İrade olmadan düşünceler, duygular ve arzular, benlik içinde başıboş dolaşan serseri kıymıklar gibidir ve sen evrenin insafına kalmış küçük bir parçacıksındır.
Amerika’nın yerli kabilelerinde en alt sosyal düzeyde görülen bir toplumsal katman vardı. Bu adamlar, ne şaman ne savaşçıydı, bunlar ne avlanır ne de kadın veya mevki için yarışırlardı. Bu kişilere, kimsenin yapmak istemediği, en hor görülen ve en zor işler verilirdi. Bu insanlar, cesaret veya dürüstlük sınamalarıyla yüz yüze gelmeleri halinde hemen geri çekilirlerdi.
Sen o katmana, sosyal düzeyde işte ancak oraya yerleştirilirdin.
Bu “düşten” ayrılmak istediğini biliyorum, ama gerçek olan ben’im. Somut olduğunu sandığın yaşantın ve kendi seçimlerini yapıp kararlarını verdiğine inandığın dünyan değil. Onlar korkunç birer karabasan. Evlenmek, çocuk sahibi olmak, kariyer yapmak, bir ev satın almak, para kazanmak, bel bağladığın bütün bu şeyler aslında tapındığın ve başka her şeyin önünde tuttuğun anlamsız totemler.
Bir tek “düş” gerçektir. “Düş” var olan en gerçek şeydir. Gerçekliğin dünyasında devinmeyi öğren. Burada artık alışkanlıkların, inançların ve eski kalıpların, bütünüyle anlamlarını yitirir. Senin gerçeklik diye nitelediğin yalnızca bir görüntü; bu bütünüyle ters yüz edilmeli ki yanında eski bir şey götürme. Nasıl düşüneceğini, nefes alacağını ve besleneceğini, eskisinden bütünüyle farklı bir biçimde yeni baştan öğrenmelisin…

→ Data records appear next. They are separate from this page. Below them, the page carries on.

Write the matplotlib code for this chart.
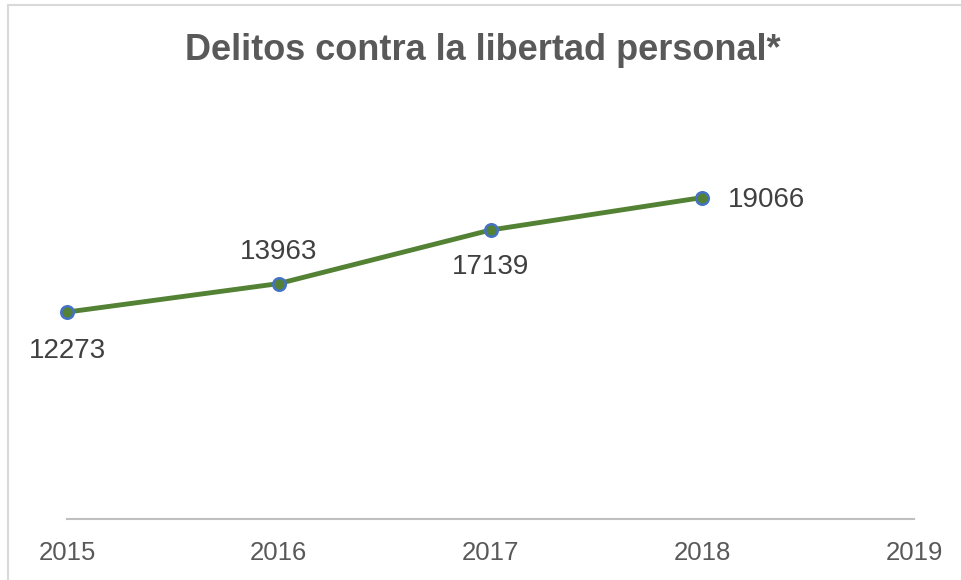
import matplotlib.pyplot as plt
from matplotlib.lines import Line2D

# Data
years = ['2015', '2016', '2017', '2018', '2019']
values = [12273, 13963, 17139, 19066]
title = 'Delitos contra la libertad personal*'

# label offsets in pixels (dx, dy) and alignment, per point
label_pos = [(0, -39, 'center'), (0, 32, 'center'), (0, -37, 'center'), (26, -2, 'left')]

plt.rcParams['font.family'] = ['Liberation Sans', 'DejaVu Sans']

fig = plt.figure(figsize=(9.61, 5.8), dpi=100)
ax = fig.add_axes([67 / 961, 61 / 580, 847 / 961, 421.5 / 580])

x = list(range(len(values)))
ax.plot(x, values, color='#548235', linewidth=3.5, marker='o', markersize=9,
        markerfacecolor='#548235', markeredgecolor='#4472C4', markeredgewidth=1.8,
        solid_capstyle='round', zorder=3, clip_on=False)

for xi, v, (dx, dy, ha) in zip(x, values, label_pos):
    ax.annotate(str(v), (xi, v), xytext=(dx * 0.72, dy * 0.72), textcoords='offset points',
                ha=ha, va='center', fontsize=20, color='#404040')

ax.set_xlim(0, len(years) - 1)
ax.set_ylim(0, 25000)
ax.set_xticks(range(len(years)))
ax.set_xticklabels(years, fontsize=18.5, color='#595959')
ax.tick_params(axis='x', length=0, pad=16)
ax.set_yticks([])
for s in ['top', 'right', 'left']:
    ax.spines[s].set_visible(False)
ax.spines['bottom'].set_color('#BFBFBF')
ax.spines['bottom'].set_linewidth(1.5)

fig.text(483 / 961, 1 - 51 / 580, title, ha='center', va='center',
         fontsize=26, fontweight='bold', color='#595959')

# chart border (top and left edges visible)
fig.add_artist(Line2D([8 / 961, 1], [1 - 5 / 580, 1 - 5 / 580], color='#D9D9D9', linewidth=1.5))
fig.add_artist(Line2D([8 / 961, 8 / 961], [0, 1 - 5 / 580], color='#D9D9D9', linewidth=1.5))

fig.savefig('out.png', dpi=100)
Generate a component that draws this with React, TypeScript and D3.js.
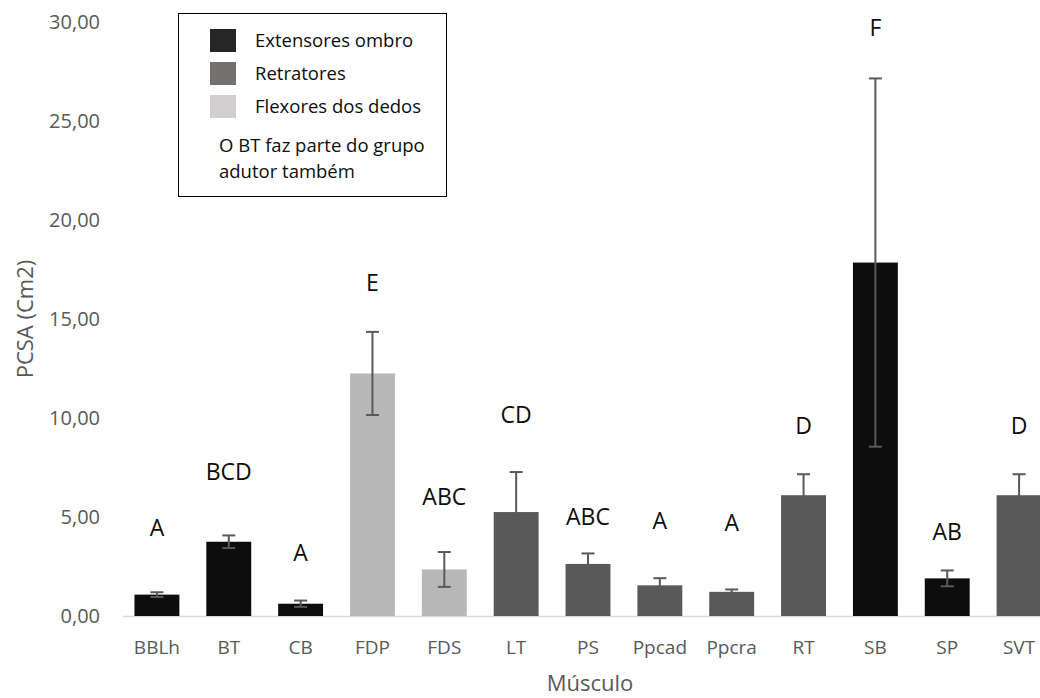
import React from "react";
import * as d3 from "d3";

const categories = ["BBLh", "BT", "CB", "FDP", "FDS", "LT", "PS", "Ppcad", "Ppcra", "RT", "SB", "SP", "SVT"];
const means = [1.08, 3.75, 0.62, 12.25, 2.35, 5.25, 2.63, 1.55, 1.22, 6.1, 17.85, 1.9, 6.1];
const errors = [0.12, 0.32, 0.16, 2.1, 0.88, 2.02, 0.53, 0.36, 0.12, 1.06, 9.3, 0.4, 1.06];
const groups = ["ext", "ext", "ext", "flex", "flex", "ret", "ret", "ret", "ret", "ret", "ext", "ext", "ret"];
const letters = ["A", "BCD", "A", "E", "ABC", "CD", "ABC", "A", "A", "D", "F", "AB", "D"];
const letterLevels = [4.45, 7.3, 3.2, 16.8, 6.0, 10.15, 5.0, 4.8, 4.7, 9.6, 29.7, 4.25, 9.6];
const yTicks = [0, 5, 10, 15, 20, 25, 30];
const legendItems = [
  { key: "ext", label: "Extensores ombro" },
  { key: "ret", label: "Retratores" },
  { key: "flex", label: "Flexores dos dedos" },
];
const legendNote = ["O BT faz parte do grupo", "adutor também"];

const barColor: Record<string, string> = { ext: "#0d0d0d", ret: "#595959", flex: "#b8b8b8" };
const legendColor: Record<string, string> = { ext: "#262626", ret: "#767171", flex: "#d0cece" };

const W = 1040;
const H = 698;
const FONT = "'Open Sans', 'Noto Sans', sans-serif";

export default function App() {
  const x = d3.scaleBand<string>().domain(categories).range([121, 1055]).paddingInner(0.375).paddingOuter(0.1875);
  const y = d3.scaleLinear().domain([0, 30]).range([616, 22]);
  const fmt = (v: number) => v.toFixed(2).replace(".", ",");
  const bw = x.bandwidth();

  return (
    <svg width={W} height={H} style={{ position: "absolute", left: 0, top: 0, background: "#fff" }} fontFamily={FONT}>
      {yTicks.map((t) => (
        <text key={t} x={100} y={y(t)} dy="0.35em" textAnchor="end" fontSize={20} fill="#595959">
          {fmt(t)}
        </text>
      ))}
      <line x1={123} x2={W} y1={y(0) + 0.5} y2={y(0) + 0.5} stroke="#d9d9d9" strokeWidth={1.5} />
      {categories.map((c, i) => {
        const cx = (x(c) as number) + bw / 2;
        return (
          <g key={c}>
            <rect x={x(c)} y={y(means[i])} width={bw} height={y(0) - y(means[i])} fill={barColor[groups[i]]} />
            <line x1={cx} x2={cx} y1={y(means[i] + errors[i])} y2={y(means[i] - errors[i])} stroke="#595959" strokeWidth={2} />
            <line x1={cx - 6.5} x2={cx + 6.5} y1={y(means[i] + errors[i])} y2={y(means[i] + errors[i])} stroke="#595959" strokeWidth={2} />
            <line x1={cx - 6.5} x2={cx + 6.5} y1={y(means[i] - errors[i])} y2={y(means[i] - errors[i])} stroke="#595959" strokeWidth={2} />
            <text x={cx} y={y(letterLevels[i])} dy="0.35em" textAnchor="middle" fontSize={23} fill="#0d0d0d">
              {letters[i]}
            </text>
            <text x={cx} y={647} dy="0.35em" textAnchor="middle" fontSize={19} fill="#595959">
              {c}
            </text>
          </g>
        );
      })}
      <text transform={`translate(25,${y(15)}) rotate(-90)`} textAnchor="middle" dy="0.35em" fontSize={22} fill="#595959">
        PCSA (Cm2)
      </text>
      <text x={590} y={683} dy="0.35em" textAnchor="middle" fontSize={22} fill="#595959">
        Músculo
      </text>
      <g>
        <rect x={178.5} y={13.5} width={268} height={183} fill="#fff" stroke="#000" strokeWidth={1} />
        {legendItems.map((it, i) => (
          <g key={it.key}>
            <rect x={210} y={29 + i * 33} width={26} height={23} fill={legendColor[it.key]} />
            <text x={255} y={41 + i * 33} dy="0.35em" fontSize={18.5} fill="#0d0d0d">
              {it.label}
            </text>
          </g>
        ))}
        {legendNote.map((t, i) => (
          <text key={t} x={219} y={146 + i * 26} dy="0.35em" fontSize={18.5} fill="#0d0d0d">
            {t}
          </text>
        ))}
      </g>
    </svg>
  );
}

Anlamsız bir yaşantın oldu; zorlu bir yaşam. Bir iş ve maaşın yanılsatıcı güvenliği ardına saklandığından, bu dünyanın yoksulluk ve acılarının kalıcı olmasına yol açıyorsun. Yaşam bağımlı olunmayacak kadar değerli, vazgeçilmeyecek kadar zengindir! Artık değişmenin zamanıdır. Benimsediğin çatışmacı dünya vizyonunu terk etmenin zamanı. Yaşamayan her şeyi yok etmenin zamanı. Yeniden yaşama kavuşmanın zamanı. Kölelikten çıkışın ve özgürlüğe yeniden kavuşmanın zamanı. Bu bir insanin aklına getirebileceği en büyük serüvendir. Bütünlüğünü yeniden ele geçirmek.